The simplicity of Rachel Vigil’s list poem “Gear Up” details the equipment she carried (divided by body part) and her later inclusion of untranslated lines of Arabic in her poem, “Stay in Your Lane” recounts being asked to translate not only language but the cultural differences between a “poor man’s situation” in Cairo to “well-fed soldiers.” There is the surprise of comic moments as Sharon D. Allen describes a group of Iraqi solders singing with gusto the Beatles’ “Let it Be” with the lyrics “Little Pea…”

K.G. Schneider’s elegant meditation “Falling In” describes the lingua franca of being a new recruit until her voice blends into a “pastiche that served me well across five tours on four continents over eight years, a pleasant mutt accent that trotted after me into civilian life.”  There is the shock of Terry Hurley sitting in her peaceful sunroom pulling out her “Dead Iraqi Album” — purchased in Kuwait for $5.00 and given to her as a gift — which shows bodies “burnt and blown apart” as she negotiates the sharp contrast between how the images made her feel then and now.  She keeps it “a symbol of my survival” she writes, but also as “a reminder of what human beings are capable of” — a heavy portent to the past.  The harrowing poem “35 x 36” by Khadijah Queen mirrors “The Joust” by Judith K. Boyd, both offer searing portraits of the experience of being under attack.  Boyd’s opening image describes a dream in which an Iraqi woman approaches her Humvee with a sick baby outstretched in her arms.

In the book’s introduction editors Lisa Bowden and Shannon Cain make clear their purpose in giving a forum to these women so often unheard no one realizes they are absent. Setting aside their own biases they want to amplify these voices and “insist upon their place in a long and nuanced literature of war and peace.” Journalist Helen Benedict writes in her foreward, “Female soldiers have had trouble being listened to for a long time,” and recounts a veterans’ event in New York City where she spots a lone woman whose refrain is “Nobody believes me.  Nobody listens.”

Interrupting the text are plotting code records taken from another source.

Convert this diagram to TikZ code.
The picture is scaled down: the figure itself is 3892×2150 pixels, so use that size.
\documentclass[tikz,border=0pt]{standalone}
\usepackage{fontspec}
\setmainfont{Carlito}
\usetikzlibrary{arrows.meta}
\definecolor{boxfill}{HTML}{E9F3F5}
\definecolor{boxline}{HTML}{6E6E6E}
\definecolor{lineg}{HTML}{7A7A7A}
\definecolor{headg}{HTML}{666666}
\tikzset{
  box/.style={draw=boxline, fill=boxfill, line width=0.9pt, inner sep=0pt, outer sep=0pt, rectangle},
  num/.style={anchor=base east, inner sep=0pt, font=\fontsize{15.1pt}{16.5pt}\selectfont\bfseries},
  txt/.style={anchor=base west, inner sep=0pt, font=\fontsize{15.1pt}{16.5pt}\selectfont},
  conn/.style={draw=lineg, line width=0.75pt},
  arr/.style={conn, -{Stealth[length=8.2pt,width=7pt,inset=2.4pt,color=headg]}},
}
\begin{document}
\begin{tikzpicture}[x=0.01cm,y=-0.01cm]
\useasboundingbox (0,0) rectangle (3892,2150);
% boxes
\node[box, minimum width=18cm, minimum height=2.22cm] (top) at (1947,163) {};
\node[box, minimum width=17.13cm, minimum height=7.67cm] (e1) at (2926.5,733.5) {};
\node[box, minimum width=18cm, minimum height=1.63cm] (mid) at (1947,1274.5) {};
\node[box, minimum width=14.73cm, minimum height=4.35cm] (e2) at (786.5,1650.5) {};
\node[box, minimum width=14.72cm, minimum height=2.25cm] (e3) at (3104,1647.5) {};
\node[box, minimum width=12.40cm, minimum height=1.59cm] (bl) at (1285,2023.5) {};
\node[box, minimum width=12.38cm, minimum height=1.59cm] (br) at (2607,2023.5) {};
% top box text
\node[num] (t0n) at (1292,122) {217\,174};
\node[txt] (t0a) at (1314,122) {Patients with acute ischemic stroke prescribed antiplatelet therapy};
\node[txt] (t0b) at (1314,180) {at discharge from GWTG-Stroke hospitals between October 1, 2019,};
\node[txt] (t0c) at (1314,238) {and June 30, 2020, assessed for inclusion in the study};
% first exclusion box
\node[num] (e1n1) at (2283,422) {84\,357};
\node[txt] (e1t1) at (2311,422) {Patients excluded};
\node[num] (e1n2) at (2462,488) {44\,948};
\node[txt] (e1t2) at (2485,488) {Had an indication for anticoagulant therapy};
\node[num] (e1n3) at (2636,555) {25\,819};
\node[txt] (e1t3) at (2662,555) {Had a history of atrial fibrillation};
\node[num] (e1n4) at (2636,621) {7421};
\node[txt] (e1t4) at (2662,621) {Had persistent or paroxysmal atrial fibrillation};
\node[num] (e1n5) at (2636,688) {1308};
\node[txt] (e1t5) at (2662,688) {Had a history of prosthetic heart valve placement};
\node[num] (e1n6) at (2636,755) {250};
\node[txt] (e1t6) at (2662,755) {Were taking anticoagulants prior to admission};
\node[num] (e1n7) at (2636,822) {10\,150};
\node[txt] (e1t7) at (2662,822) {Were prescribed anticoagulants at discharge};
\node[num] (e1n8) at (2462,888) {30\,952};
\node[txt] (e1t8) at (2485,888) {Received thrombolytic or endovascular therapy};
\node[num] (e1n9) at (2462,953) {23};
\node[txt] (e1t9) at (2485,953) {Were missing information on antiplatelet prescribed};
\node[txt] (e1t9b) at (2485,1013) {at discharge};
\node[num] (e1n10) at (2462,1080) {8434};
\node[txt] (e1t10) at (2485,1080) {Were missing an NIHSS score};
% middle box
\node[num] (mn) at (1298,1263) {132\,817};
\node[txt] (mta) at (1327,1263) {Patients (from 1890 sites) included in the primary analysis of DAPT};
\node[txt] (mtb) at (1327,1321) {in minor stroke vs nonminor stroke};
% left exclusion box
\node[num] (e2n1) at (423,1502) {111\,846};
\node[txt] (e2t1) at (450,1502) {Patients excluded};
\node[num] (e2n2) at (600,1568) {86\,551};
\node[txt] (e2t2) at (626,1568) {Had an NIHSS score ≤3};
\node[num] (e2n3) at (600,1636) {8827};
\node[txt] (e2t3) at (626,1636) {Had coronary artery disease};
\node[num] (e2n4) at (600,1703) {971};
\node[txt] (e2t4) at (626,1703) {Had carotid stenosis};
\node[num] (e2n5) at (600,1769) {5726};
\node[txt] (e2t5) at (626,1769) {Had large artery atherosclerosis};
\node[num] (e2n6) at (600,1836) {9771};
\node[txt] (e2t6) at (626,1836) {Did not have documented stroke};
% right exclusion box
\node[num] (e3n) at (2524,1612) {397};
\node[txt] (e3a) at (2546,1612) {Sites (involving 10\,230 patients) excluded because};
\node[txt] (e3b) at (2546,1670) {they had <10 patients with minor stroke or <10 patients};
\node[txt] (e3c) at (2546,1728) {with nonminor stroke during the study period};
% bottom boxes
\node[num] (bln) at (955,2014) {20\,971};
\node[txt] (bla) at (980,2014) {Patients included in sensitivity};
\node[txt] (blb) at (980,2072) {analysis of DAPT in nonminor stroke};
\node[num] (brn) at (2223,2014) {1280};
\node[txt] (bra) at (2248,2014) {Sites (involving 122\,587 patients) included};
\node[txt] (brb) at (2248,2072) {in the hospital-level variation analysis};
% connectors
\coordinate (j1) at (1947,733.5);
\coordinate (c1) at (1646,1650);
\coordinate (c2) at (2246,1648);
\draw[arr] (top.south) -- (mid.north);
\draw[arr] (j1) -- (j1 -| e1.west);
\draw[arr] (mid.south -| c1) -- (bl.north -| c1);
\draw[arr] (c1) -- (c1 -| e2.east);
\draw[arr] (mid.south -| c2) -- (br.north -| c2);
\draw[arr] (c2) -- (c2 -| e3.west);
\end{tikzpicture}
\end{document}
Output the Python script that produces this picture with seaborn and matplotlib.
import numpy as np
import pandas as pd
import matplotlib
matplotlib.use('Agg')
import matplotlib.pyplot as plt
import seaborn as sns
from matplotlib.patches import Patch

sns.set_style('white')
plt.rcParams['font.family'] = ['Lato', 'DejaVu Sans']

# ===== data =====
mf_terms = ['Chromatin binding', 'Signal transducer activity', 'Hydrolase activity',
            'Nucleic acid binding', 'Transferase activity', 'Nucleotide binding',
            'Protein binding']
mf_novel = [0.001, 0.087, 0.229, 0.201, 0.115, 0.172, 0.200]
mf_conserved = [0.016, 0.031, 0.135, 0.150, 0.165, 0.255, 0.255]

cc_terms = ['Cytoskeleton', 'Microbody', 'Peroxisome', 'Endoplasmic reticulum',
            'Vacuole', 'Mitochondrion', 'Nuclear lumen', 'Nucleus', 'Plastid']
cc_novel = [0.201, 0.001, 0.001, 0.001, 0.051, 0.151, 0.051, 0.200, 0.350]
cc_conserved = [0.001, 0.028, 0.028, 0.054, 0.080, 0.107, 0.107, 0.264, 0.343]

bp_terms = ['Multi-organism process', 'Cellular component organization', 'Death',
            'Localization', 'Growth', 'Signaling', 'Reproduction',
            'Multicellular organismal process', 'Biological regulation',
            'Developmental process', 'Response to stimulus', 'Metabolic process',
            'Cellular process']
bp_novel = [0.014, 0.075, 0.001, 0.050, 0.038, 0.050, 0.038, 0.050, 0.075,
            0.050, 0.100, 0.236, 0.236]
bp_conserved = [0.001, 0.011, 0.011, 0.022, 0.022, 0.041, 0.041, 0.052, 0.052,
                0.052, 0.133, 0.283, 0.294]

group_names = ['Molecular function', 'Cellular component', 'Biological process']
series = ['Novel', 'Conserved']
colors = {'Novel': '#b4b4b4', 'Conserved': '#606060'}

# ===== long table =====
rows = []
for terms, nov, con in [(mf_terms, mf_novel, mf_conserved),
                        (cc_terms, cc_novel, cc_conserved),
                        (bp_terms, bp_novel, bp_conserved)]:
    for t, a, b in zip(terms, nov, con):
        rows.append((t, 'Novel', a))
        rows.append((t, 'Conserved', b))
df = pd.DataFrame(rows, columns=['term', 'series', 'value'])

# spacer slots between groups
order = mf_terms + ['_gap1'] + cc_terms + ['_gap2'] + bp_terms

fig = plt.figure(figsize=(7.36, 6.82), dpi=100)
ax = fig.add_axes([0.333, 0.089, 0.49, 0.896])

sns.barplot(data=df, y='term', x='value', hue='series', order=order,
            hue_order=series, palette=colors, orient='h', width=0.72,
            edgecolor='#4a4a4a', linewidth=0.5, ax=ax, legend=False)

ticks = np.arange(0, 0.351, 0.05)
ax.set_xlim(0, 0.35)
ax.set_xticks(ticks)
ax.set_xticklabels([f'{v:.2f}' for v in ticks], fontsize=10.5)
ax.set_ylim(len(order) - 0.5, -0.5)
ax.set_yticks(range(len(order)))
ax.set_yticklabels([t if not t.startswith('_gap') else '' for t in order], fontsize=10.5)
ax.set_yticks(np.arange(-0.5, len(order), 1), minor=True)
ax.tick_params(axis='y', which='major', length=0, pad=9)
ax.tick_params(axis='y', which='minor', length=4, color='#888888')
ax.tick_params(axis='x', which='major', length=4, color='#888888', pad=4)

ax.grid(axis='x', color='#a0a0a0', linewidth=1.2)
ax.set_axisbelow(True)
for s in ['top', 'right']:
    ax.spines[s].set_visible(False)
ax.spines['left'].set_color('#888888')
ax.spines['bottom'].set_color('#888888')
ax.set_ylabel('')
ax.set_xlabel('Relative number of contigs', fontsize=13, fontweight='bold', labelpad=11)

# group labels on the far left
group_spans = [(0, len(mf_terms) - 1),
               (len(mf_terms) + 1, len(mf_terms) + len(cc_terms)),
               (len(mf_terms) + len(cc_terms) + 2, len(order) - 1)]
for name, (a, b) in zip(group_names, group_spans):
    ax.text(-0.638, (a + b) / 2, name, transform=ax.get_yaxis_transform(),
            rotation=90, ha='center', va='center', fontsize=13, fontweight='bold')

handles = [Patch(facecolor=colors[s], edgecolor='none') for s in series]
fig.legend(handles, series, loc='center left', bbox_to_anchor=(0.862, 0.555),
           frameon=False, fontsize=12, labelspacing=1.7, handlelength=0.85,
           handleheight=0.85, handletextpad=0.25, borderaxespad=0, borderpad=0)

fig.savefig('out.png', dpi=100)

The book has spawned a one-woman play “Coming in Hot” (explained in the book as code for “dangerous and intense, as under enemy fire”) which played to great acclaim in Tucson this fall.  On its blog contributors continue to write about their experiences, and there are images from the book’s launch on Veteran’s Day at various locales, including the Women’s Memorial at Arlington National Cemetery. A testament to the power of story, of poetry, and of survival, the contributors’ words take what is burned into memory and make their words explode off the page.